What does "up to a subsequence" mean? English is my second language. Now I have to read papers written in English, and I can't understand the phrase. Well, I get a vague idea, but that's all.
What have I done? I Googled with "up to a subsequence" (yes, with quotes), but I still can't figure out the meaning from the results.
If context is needed, this link may help.
 A: I think it must mean that although the assertion might not be true of the sequence in question, it is true of some subsequence of it.  For an example where the phrase is clearly used this way, see this answer.
This usage is not quite the same as the one described in the Wikipedia article: any equivalence relation that considered all sequences equivalent to all their subsequences would have to consider all sequences equivalent, period, which would trivialize everything.  The usage in "up to a subsequence" seems to be a slight generalization, still allowing an object to be replaced by another, related, object in order to make a statement true, but where the relationship between the objects is not necessarily one of equivalence, but just that one can be obtained from the other by a specified operation.  I think it'd read a little more clearly as "up to passing to a subsequence", but nobody put me in charge, so, shrug.
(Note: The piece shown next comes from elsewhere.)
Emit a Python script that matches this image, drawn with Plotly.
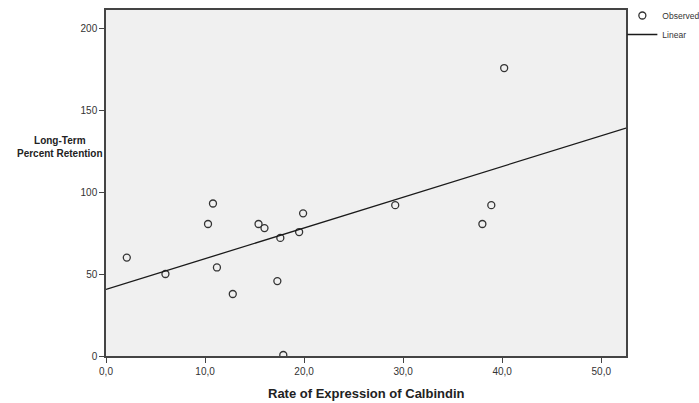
import plotly.graph_objects as go

rate_calbindin = [2.1, 6.0, 10.3, 10.8, 11.2, 12.8, 15.4, 16.0, 17.3, 17.6, 17.9, 19.5, 19.9, 29.2, 38.0, 38.9, 40.2]
retention = [60.0, 50.0, 80.5, 93.0, 54.0, 37.8, 80.5, 78.0, 45.7, 72.0, 0.6, 75.6, 87.0, 92.0, 80.5, 92.0, 175.6]

# Linear fit line endpoints
linear_x = [0.0, 52.5]
linear_y = [40.6, 139.0]

x_tickvals = [0, 10, 20, 30, 40, 50]
x_ticktext = ["0,0", "10,0", "20,0", "30,0", "40,0", "50,0"]
y_tickvals = [0, 50, 100, 150, 200]
y_ticktext = ["0", "50", "100", "150", "200"]

FONT = "Liberation Sans, Arial"

fig = go.Figure()
fig.add_trace(go.Scatter(
    x=rate_calbindin, y=retention, mode="markers", name="Observed",
    marker=dict(symbol="circle-open", size=7, color="#333333", line=dict(width=1.3, color="#333333")),
))
fig.add_trace(go.Scatter(
    x=linear_x, y=linear_y, mode="lines", name="Linear",
    line=dict(color="#1a1a1a", width=1.3),
))

fig.update_layout(
    width=699, height=403,
    margin=dict(l=106, r=73, t=10, b=47, autoexpand=False),
    paper_bgcolor="white",
    plot_bgcolor="#f0f0f0",
    font=dict(family=FONT, size=10, color="#333333"),
    showlegend=True,
    legend=dict(x=0.993, y=1.026, xanchor="left", yanchor="top",
                font=dict(family=FONT, size=8.5, color="#333333"),
                bgcolor="rgba(0,0,0,0)", itemwidth=30, tracegroupgap=0),
    xaxis=dict(range=[0, 52.5], tickvals=x_tickvals, ticktext=x_ticktext,
               showgrid=False, zeroline=False, showline=True, linecolor="#444444", linewidth=1.5,
               mirror=True, ticks="outside", ticklen=5, tickcolor="#444444",
               tickfont=dict(family=FONT, size=10, color="#333333")),
    yaxis=dict(range=[0, 211], tickvals=y_tickvals, ticktext=y_ticktext,
               showgrid=False, zeroline=False, showline=True, linecolor="#444444", linewidth=1.5,
               mirror=True, ticks="outside", ticklen=5, tickcolor="#444444",
               tickfont=dict(family=FONT, size=10, color="#333333")),
    annotations=[
        dict(text="<b>Long-Term<br>Percent Retention</b>", xref="paper", yref="paper",
             x=-0.002, y=0.605, xanchor="right", yanchor="middle", showarrow=False, align="center",
             font=dict(family=FONT, size=10, color="#222222")),
        dict(text="<b>Rate of Expression of Calbindin</b>", xref="paper", yref="paper",
             x=0.5, y=-0.08, xanchor="center", yanchor="top", showarrow=False,
             font=dict(family=FONT, size=13, color="#222222")),
    ],
)

fig.write_html("out.html")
This is all educated guesswork; I've never seen "up to a subsequence" before, although I have read a reasonable amount of analysis.  In the same kind of situation, I have frequently seen phrases such as "wlog we may assume the sequence converges" (where we're supposed to replace the given sequence with a subsequence if necessary), and the more explicit "passing to a subsequence if necessary, we may assume the sequence converges".